Como acredito em justificação estética da existência, na vida como estilística da existência, é preciso criar obras, valores e significados, daí a importância fundamental da arte, maior que qualquer outra área do conhecimento. Porém, como estou num período sabático, ando mais refletindo, antes deglutindo, ruminando e aprimorando meu gosto pessoal que ansiando por mostrar ao mundo minhas impressões acerca dele. Faz alguma falta essa pausa? Até faz, mas sei que dela sairá algo grande. É como o impulso que o saltador necessita dar antes de pular, é como a preparação que qualquer outro atleta faz para poder voltar a vencer. Não esquento a cabeça, nem sofro pressão, estou ciente do que estou fazendo; eu só pararei de vivenciar a arte e de criar algo deveras idiossincrático quando sofrer algum acidente, o qual me transformaria em outra pessoa.
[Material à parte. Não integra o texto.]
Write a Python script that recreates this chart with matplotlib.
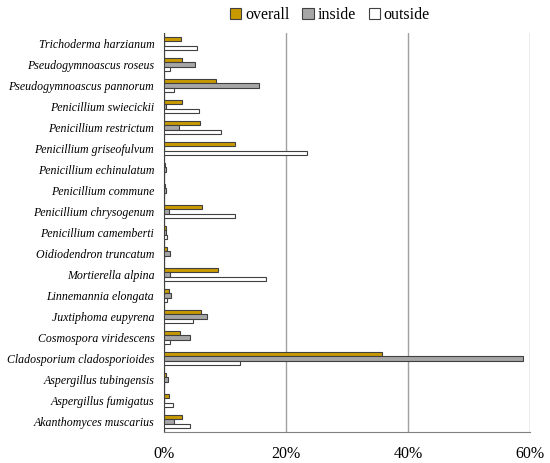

E o que quer dizer exatamente essa pausa? Resposta: minha monografia. Escolhi um tema grandioso e tive que reunir uma grande quantidade de material para ler para depois não escrever besteira nem algo insuficiente e descartável. Eu não quis fazer faculdade só para ter mais um diploma, mas sim para aprender e escrever algo útil e que me desse orgulho. E qual é o tema? Basicamente, a estética alemã de Kant a Nietzsche. Já são seis meses praticamente lendo apenas sobre assuntos relacionados a isso. Ainda não me cansei, até porque o tema é amplo demais para me aborrecer em tão pouco tempo. Vislumbro vários artigos, além da própria monografia, como filhotes desse período de estudo. Sendo assim, penso que parar de escrever casos pequenos, insignificantes e peculiares é um bom modo de começar a pensar grande, pelo menos em termos acadêmicos, a fim de passar a escrever coisas mais respeitáveis e universais. Se eu terei sucesso em mais uma empreitada? É possível que novamente ela naufrague. Ficarei frustrado? Se eu novamente me orgulhar do meu rebento, de forma alguma. Eu sou meu maior juiz, dane-se o silêncio ou até mesmo o escárnio alheio.
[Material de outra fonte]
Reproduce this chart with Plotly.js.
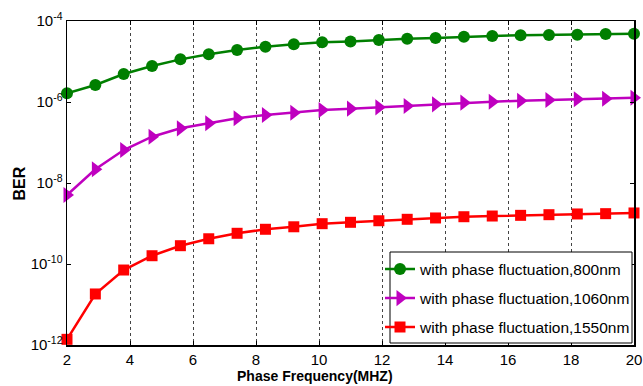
<!DOCTYPE html>
<html>
<head>
<meta charset="utf-8">
<script src="https://cdn.plot.ly/plotly-3.0.1.min.js"></script>
<style>html,body{margin:0;padding:0;background:#fff;}#chart{width:643px;height:386px;}</style>
</head>
<body>
<div id="chart"></div>
<script>
const freq = [2, 2.9, 3.8, 4.7, 5.6, 6.5, 7.4, 8.3, 9.2, 10.1, 11, 11.9, 12.8, 13.7, 14.6, 15.5, 16.4, 17.3, 18.2, 19.1, 20];
const ber800 = [1.64e-6, 2.63e-6, 4.91e-6, 7.74e-6, 1.13e-5, 1.51e-5, 1.92e-5, 2.32e-5, 2.66e-5, 2.98e-5, 3.12e-5, 3.40e-5, 3.66e-5, 3.80e-5, 4.09e-5, 4.27e-5, 4.44e-5, 4.51e-5, 4.59e-5, 4.78e-5, 4.85e-5];
const ber1060 = [5.06e-9, 2.18e-8, 6.53e-8, 1.39e-7, 2.24e-7, 2.98e-7, 3.96e-7, 4.78e-7, 5.44e-7, 6.34e-7, 6.84e-7, 7.40e-7, 7.96e-7, 8.77e-7, 9.62e-7, 1.016e-6, 1.076e-6, 1.12e-6, 1.167e-6, 1.205e-6, 1.276e-6];
const ber1550 = [1.38e-12, 1.82e-11, 7.1e-11, 1.6e-10, 2.83e-10, 4.2e-10, 5.73e-10, 7.2e-10, 8.3e-10, 9.9e-10, 1.07e-9, 1.17e-9, 1.27e-9, 1.37e-9, 1.47e-9, 1.53e-9, 1.59e-9, 1.65e-9, 1.72e-9, 1.75e-9, 1.82e-9];
const seriesNames = ['with phase fluctuation,800nm', 'with phase fluctuation,1060nm', 'with phase fluctuation,1550nm'];
const xTicks = [2, 4, 6, 8, 10, 12, 14, 16, 18, 20];
const yTickVals = [1e-12, 1e-10, 1e-8, 1e-6, 1e-4];
const yTickText = ['10<sup>-12</sup>', '10<sup>-10</sup>', '10<sup>-8</sup>', '10<sup>-6</sup>', '10<sup>-4</sup>'];

const W = 643, H = 386;
const PL = 67, PR = 634, PT = 21, PB = 345;
const px2x = p => (p - PL) / (PR - PL);
const px2y = p => (PB - p) / (PB - PT);

const traces = [
  {x: freq, y: ber800, name: seriesNames[0], mode: 'lines+markers', legend: 'legend',
   line: {color: '#007f00', width: 2.5}, marker: {symbol: 'circle', size: 12, color: '#007f00'}, cliponaxis: false},
  {x: freq, y: ber1060, name: seriesNames[1], mode: 'lines+markers', legend: 'legend2',
   line: {color: '#bf00bf', width: 2.5}, marker: {symbol: 'triangle-right', size: 14, color: '#bf00bf'}, cliponaxis: false},
  {x: freq, y: ber1550, name: seriesNames[2], mode: 'lines+markers', legend: 'legend3',
   line: {color: '#ff0000', width: 2.5}, marker: {symbol: 'square', size: 11, color: '#ff0000'}, cliponaxis: false}
];

const legFont = {family: 'Arial, Liberation Sans, sans-serif', size: 15.5, color: '#000'};
function leg(yc) {
  return {xref: 'container', yref: 'container', x: 380 / W, xanchor: 'left', y: 1 - yc / H, yanchor: 'middle',
          bgcolor: 'rgba(0,0,0,0)', borderwidth: 0, font: legFont, itemwidth: 30};
}

const layout = {
  width: W, height: H,
  margin: {l: PL, r: W - PR, t: PT, b: H - PB, pad: 0, autoexpand: false},
  paper_bgcolor: '#fff', plot_bgcolor: '#fff',
  font: {family: 'Arial, Liberation Sans, sans-serif', size: 15, color: '#000'},
  showlegend: true,
  legend: leg(269.5), legend2: leg(298.5), legend3: leg(327.5),
  xaxis: {
    range: [2, 20], tickvals: xTicks, ticks: 'inside', ticklen: 4, tickcolor: '#000',
    showline: true, linecolor: '#000', linewidth: 1.5, mirror: 'ticks',
    showgrid: true, gridcolor: '#444', griddash: 'dot', gridwidth: 1, zeroline: false,
    tickfont: {size: 15}, automargin: false
  },
  yaxis: {
    type: 'log', range: [-12, -4], tickvals: yTickVals, ticktext: yTickText, ticks: 'inside', ticklen: 4, tickcolor: '#000',
    showline: true, linecolor: '#000', linewidth: 1.5, mirror: 'ticks',
    showgrid: false, zeroline: false, tickfont: {size: 15}, automargin: false
  },
  shapes: [
    {type: 'rect', xref: 'paper', yref: 'paper', x0: px2x(390), x1: px2x(632), y0: px2y(343), y1: px2y(252),
     line: {color: '#000', width: 1}, fillcolor: '#fff', layer: 'above'}
  ],
  annotations: [
    {text: '<b>Phase Frequency(MHZ)</b>', xref: 'paper', yref: 'paper', x: px2x(314.5), y: px2y(376),
     xanchor: 'center', yanchor: 'middle', showarrow: false, font: {size: 14}},
    {text: '<b>BER</b>', xref: 'paper', yref: 'paper', x: px2x(19), y: px2y(183.5), textangle: -90,
     xanchor: 'center', yanchor: 'middle', showarrow: false, font: {size: 16}}
  ]
};

Plotly.newPlot('chart', traces, layout, {displayModeBar: false, staticPlot: true});
</script>
</body>
</html>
            Há seis anos eu comecei a escrever aqui como forma de me encontrar no mundo e de desprender angústias de dentro de mim, além de passar pelos processos de sublimação e autoconhecimento, os quais são inevitáveis a todo escritor. Esse ciclo foi completo, como aleguei anteriormente. Eu me tornei outra pessoa, não completamente diferente, mas sem dúvida estranha àquela mais jovem e patética. Não sofro dos mesmos complexos. Os problemas são outros. Os objetivos também. Tornei-me careta demais? Acelerei o processo de amadurecimento? É provável que sim. É provável que tenha apenas alterado a direção da chatice. Certo é que estou sereno e satisfeito com o que me tornei, apesar da lacuna das realizações profissionais e artísticas, por enquanto. Como eu disse, minha consciência está tranqüila, fiz o que estava ao meu alcance. Evito sempre sentir rancor e arrependimentos, pois isso dá úlcera e cancros. Sentimentos ruins devem durar pouco, apenas a angústia pelo vazio inerente de sentido do mundo é que deve perdurar.
Fico com esse último solilóquio, desta vez não foi muito soturno, e então me despeço, deixando-os com alguns versos de Leminski, meu poeta favorito: “Essa minha secura/essa falta de sentimento/não tem ninguém que segure,/vem de dentro./Vem da zona escura/donde vem o que sinto./Sinto muito,/sentir é muito lento.” Adeus.